I spent a lot of time in my 20s going around the world working at a variety of relatively low level jobs. I became pretty good at breaking into something from a base of nothing in terms of contacts or networks or experience. Within a year and a bit of landing in London I worked my way into a job in politics, and I did the same in less time when I arrived in Australia. Starting from nothing and getting a couple of rungs up the career ladder I can do. It's what I know.
But I haven't quite figured out how to get past these rungs.
Now I don't lust after fast cars and expensive clothes and I have no interest in buying myself a flashy property that will broadcast to everyone how much of a big shot I am. But there may come a time when I want to do more than live the kind of life I now have. There may come a time when I have a family to support, and there may come a time when, shocking though it may be, flying overseas with no contacts and finding myself a job that keeps me on my feet won't be enough.
I suppose I have progressed in career terms, but part of me thinks I may never reach the level of a high flyer like some of the people I went to school and uni with (I was in a gifted program from year 7 to year 9 and some of my classmates have really gone places, and yes, I know I am comparing myself to others, and yes, I know that is futile, so don't bother pointing that out.) I also question whether I will reach a point where I can reliably support myself and possibly others with a secure job, preferably one that isn't soul crushing. (I'm looking at you long term public service jobs that come with toxic public service work culture including brown cardigan clad clerks that I have been warned about.)
Now I'm 32. Still young, but I feel like I am still at the starting line after ten years, and I'm also ten years older than the bright lights just starting out. Will I still be here when I'm 42? Or 52?

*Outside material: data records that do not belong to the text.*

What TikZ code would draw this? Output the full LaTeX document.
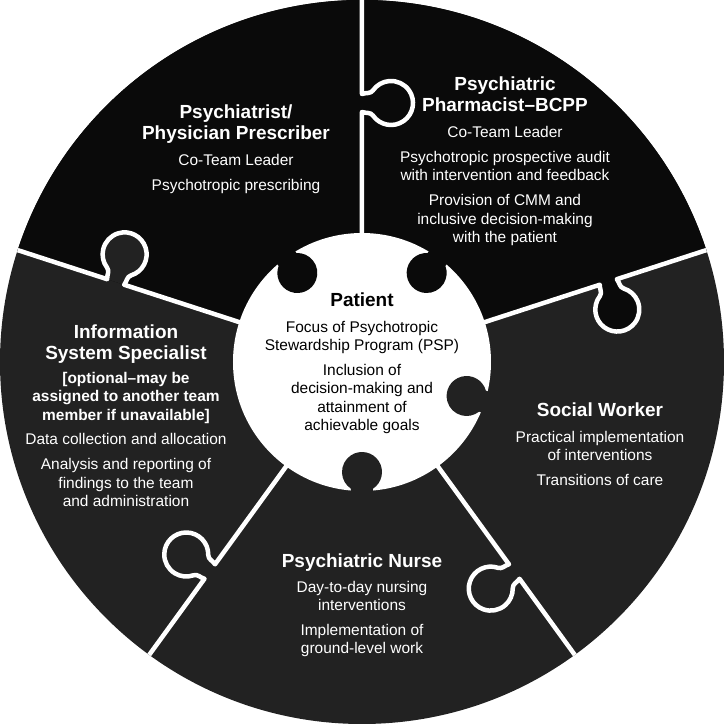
\documentclass[tikz,border=0pt]{standalone}
\usepackage{fontspec}
\setmainfont{Liberation Sans}
\definecolor{pspblack}{HTML}{0A0A0A}
\definecolor{pspgrey}{HTML}{222222}
\usetikzlibrary{positioning}
\tikzset{
  roletitle/.style={font=\fontsize{13.5}{15.6}\selectfont\bfseries,align=center,inner sep=0,anchor=north,text=white},
  roletext/.style={font=\fontsize{11}{13.1}\selectfont,align=center,inner sep=0,anchor=north,text=white},
  divider/.style={white,line width=3.2pt,line join=round},
}
\begin{document}
\begin{tikzpicture}[x=0.025cm,y=0.025cm]
\useasboundingbox (-362,-362) rectangle (362,362);
\fill[pspgrey] (0,0) circle[radius=362];
\fill[pspblack] (0,0) -- (18:362) arc[start angle=18,end angle=162,radius=362] -- cycle;
\foreach \a/\c in {18/pspblack,90/pspblack,162/pspgrey,234/pspgrey,306/pspgrey}
  \fill[\c,rotate=\a] (250,0) to[out=250,in=35] (246.4,-11) arc[start angle=125,end angle=415,radius=22] to[out=145,in=290] (268,0) -- cycle;
\fill[white] (0,0) circle[radius=129];
\foreach \a/\c in {54/pspblack,126/pspblack,270/pspgrey,342/pspgrey}
  \fill[\c,rotate=\a] (135,11) -- (126.7,11) arc[start angle=33.4,end angle=326.6,radius=20] -- (135,-11) -- cycle;
\foreach \a in {18,90,162,234,306}
  \draw[divider,rotate=\a] (125,0) -- (250,0) to[out=250,in=35] (246.4,-11) arc[start angle=125,end angle=415,radius=22] to[out=145,in=290] (268,0) -- (362,0);
\node[roletitle] (prescribert) at (-126,258) {Psychiatrist/\\Physician Prescriber};
\node[roletext] (prescriberb) at (-126,208) {Co-Team Leader\\[4.6pt]Psychotropic prescribing};
\node[roletitle] (pharmacistt) at (143,286) {Psychiatric\\Pharmacist–BCPP};
\node[roletext] (pharmacistb) at (143,236) {Co-Team Leader\\[4.6pt]Psychotropic prospective audit\\with intervention and feedback\\[4.6pt]Provision of CMM and\\inclusive decision-making\\with the patient};
\node[roletitle] (infot) at (-236,38) {Information\\System Specialist};
\node[roletext] (infob) at (-236,-9.7) {\textbf{[optional–may be}\\\textbf{assigned to another team}\\\textbf{member if unavailable]}\\[4.6pt]Data collection and allocation\\[4.6pt]Analysis and reporting of\\findings to the team\\and administration};
\node[roletitle] (socialt) at (238,-40) {Social Worker};
\node[roletext] (socialb) at (238,-68.7) {Practical implementation\\of interventions\\[4.6pt]Transitions of care};
\node[roletitle] (nurset) at (0,-191) {Psychiatric Nurse};
\node[roletext] (nurseb) at (0,-218.7) {Day-to-day nursing\\interventions\\[4.6pt]Implementation of\\ground-level work};
\node[roletitle,text=black] (patientt) at (0,70) {Patient};
\node[roletext,text=black] (patientb) at (0,41.3) {Focus of Psychotropic\\Stewardship Program (PSP)\\[4.6pt]Inclusion of\\decision-making and\\attainment of\\achievable goals};
\end{tikzpicture}
\end{document}
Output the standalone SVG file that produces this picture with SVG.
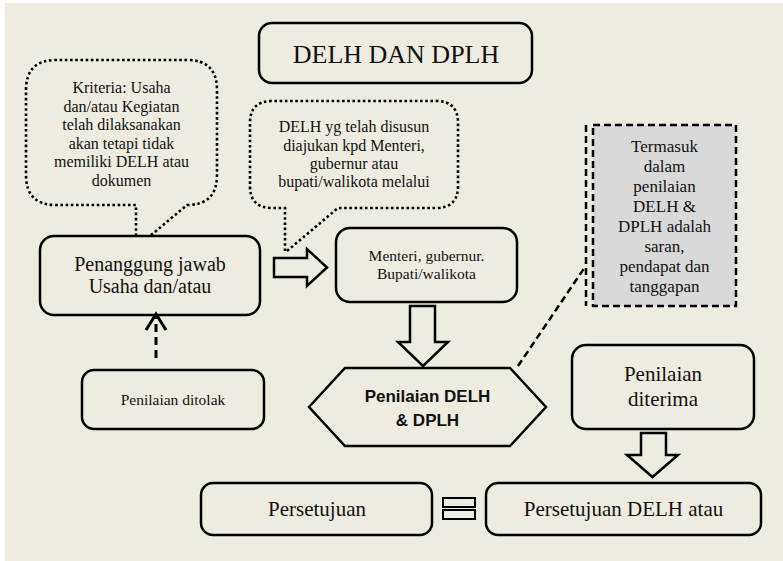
<svg xmlns="http://www.w3.org/2000/svg" width="783" height="561" viewBox="0 0 783 561">
<style>
.box{fill:none;stroke:#000;stroke-width:2.5}
.dot{fill:none;stroke:#000;stroke-width:2.6;stroke-dasharray:2.6 2.6}
.dash{fill:none;stroke:#000;stroke-width:2.5;stroke-dasharray:7 4}
.blk{fill:none;stroke:#000;stroke-width:2.5;stroke-linejoin:miter}
.t{font-family:"Liberation Serif","Times New Roman",serif;fill:#111;text-anchor:middle}
.s{font-family:"Liberation Sans",Arial,sans-serif;font-weight:bold;fill:#111;text-anchor:middle}
</style>
<rect x="0" y="0" width="783" height="561" fill="#fff"/>
<rect x="5" y="3" width="778" height="558" fill="#EEECE1"/>

<g id="title">
<rect class="box" x="259" y="23" width="273" height="60" rx="13"/>
<text class="t" x="396" y="63" font-size="26">DELH DAN DPLH</text>
</g>

<g id="kriteria">
<path class="dot" d="M136,236 V205 H56 Q26,205 26,175 V90 Q26,60 56,60 H187 Q217,60 217,90 V175 Q217,205 187,205 L150,236"/>
<text class="t" font-size="16"><tspan x="121.5" y="93">Kriteria: Usaha</tspan><tspan x="121.5" y="111.5">dan/atau Kegiatan</tspan><tspan x="121.5" y="130">telah dilaksanakan</tspan><tspan x="121.5" y="148.5">akan tetapi tidak</tspan><tspan x="121.5" y="167">memiliki DELH atau</tspan><tspan x="121.5" y="185.5">dokumen</tspan></text>
</g>

<g id="delh-callout">
<path class="dot" d="M285,251 V208 H272 Q250,208 250,186 V123 Q250,101 272,101 H436 Q458,101 458,123 V186 Q458,208 436,208 H338 L287,251"/>
<text class="t" font-size="16"><tspan x="354" y="132">DELH yg telah disusun</tspan><tspan x="354" y="151">diajukan kpd Menteri,</tspan><tspan x="354" y="169">gubernur atau</tspan><tspan x="354" y="187">bupati/walikota melalui</tspan></text>
</g>

<g id="penanggung">
<rect class="box" x="40" y="236" width="220" height="79" rx="14"/>
<text class="t" font-size="20"><tspan x="150" y="271">Penanggung jawab</tspan><tspan x="150" y="293">Usaha dan/atau</tspan></text>
</g>

<g id="menteri">
<rect class="box" x="336" y="228" width="181" height="74" rx="14"/>
<text class="t" font-size="15.5"><tspan x="426.5" y="261">Menteri, gubernur.</tspan><tspan x="426.5" y="279">Bupati/walikota</tspan></text>
</g>

<g id="termasuk">
<rect x="593" y="125" width="143" height="181" fill="#D9D9D9" stroke="#000" stroke-width="2.5" stroke-dasharray="7 4"/>
<line class="dash" x1="586" y1="125" x2="586" y2="306"/>
<text class="t" font-size="17"><tspan x="664.5" y="151.5">Termasuk</tspan><tspan x="664.5" y="171.5">dalam</tspan><tspan x="664.5" y="191.5">penilaian</tspan><tspan x="664.5" y="211.5">DELH &amp;</tspan><tspan x="664.5" y="231.5">DPLH adalah</tspan><tspan x="664.5" y="251.5">saran,</tspan><tspan x="664.5" y="271.5">pendapat dan</tspan><tspan x="664.5" y="291.5">tanggapan</tspan></text>
</g>

<g id="penilaian">
<polygon class="box" points="309,407 345,368 510,368 546,407 510,446 345,446"/>
<text class="s" font-size="17"><tspan x="427.5" y="402">Penilaian DELH</tspan><tspan x="427.5" y="426">&amp; DPLH</tspan></text>
</g>

<g id="ditolak">
<rect class="box" x="82" y="370" width="182" height="59" rx="12"/>
<text class="t" x="173" y="405" font-size="15.5">Penilaian ditolak</text>
</g>

<g id="diterima">
<rect class="box" x="572" y="345" width="182" height="84" rx="14"/>
<text class="t" font-size="21"><tspan x="663" y="381">Penilaian</tspan><tspan x="663" y="406">diterima</tspan></text>
</g>

<g id="persetujuan">
<rect class="box" x="201" y="483" width="231" height="52" rx="12"/>
<text class="t" x="317" y="516" font-size="21">Persetujuan</text>
</g>

<g id="persetujuan-delh">
<rect class="box" x="486" y="483" width="275" height="52" rx="12"/>
<text class="t" x="623.5" y="516" font-size="21">Persetujuan DELH atau</text>
</g>

<g id="connectors">
<polygon class="blk" points="274,258 307,258 307,249 327,267.5 307,286 307,277 274,277"/>
<polygon class="blk" points="410,306 435,306 435,342 448,342 423,366 398,342 410,342"/>
<polygon class="blk" points="641,433 666,433 666,455 678,455 652.5,477 627,455 641,455"/>
<line class="dash" x1="518" y1="366" x2="585" y2="267"/>
<line x1="156" y1="358" x2="156" y2="316" stroke="#000" stroke-width="3" stroke-dasharray="8 5"/>
<polyline points="146,330 156,314 166,330" fill="none" stroke="#000" stroke-width="3"/>
<rect x="443" y="498" width="32" height="9" fill="none" stroke="#000" stroke-width="2"/>
<rect x="443" y="510" width="32" height="9" fill="none" stroke="#000" stroke-width="2"/>
</g>
</svg>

Ok. Career whinge complete for now. But there are other aspects to this which will follow.
I had some vegetarian BBQ today with Renaissance Priest. You can make good burgers with chickpea patties, haloumi, salad, hommous and tzatziki. They even taste good when you are eating with a nerdy, black clad, greasy haired, wispy bearded software engineer who doesn't realise it's kind of creepy when he follows people around talking to them, and doesn't realise that an invitation to the Collaroy Castle is meant for the people the inviter has actually met before rather than everyone in the room including said software engineer.
No gym workout today, but I did go for a nice long sauna to relax and hopefully sweat out the sore throat that felt worse this morning.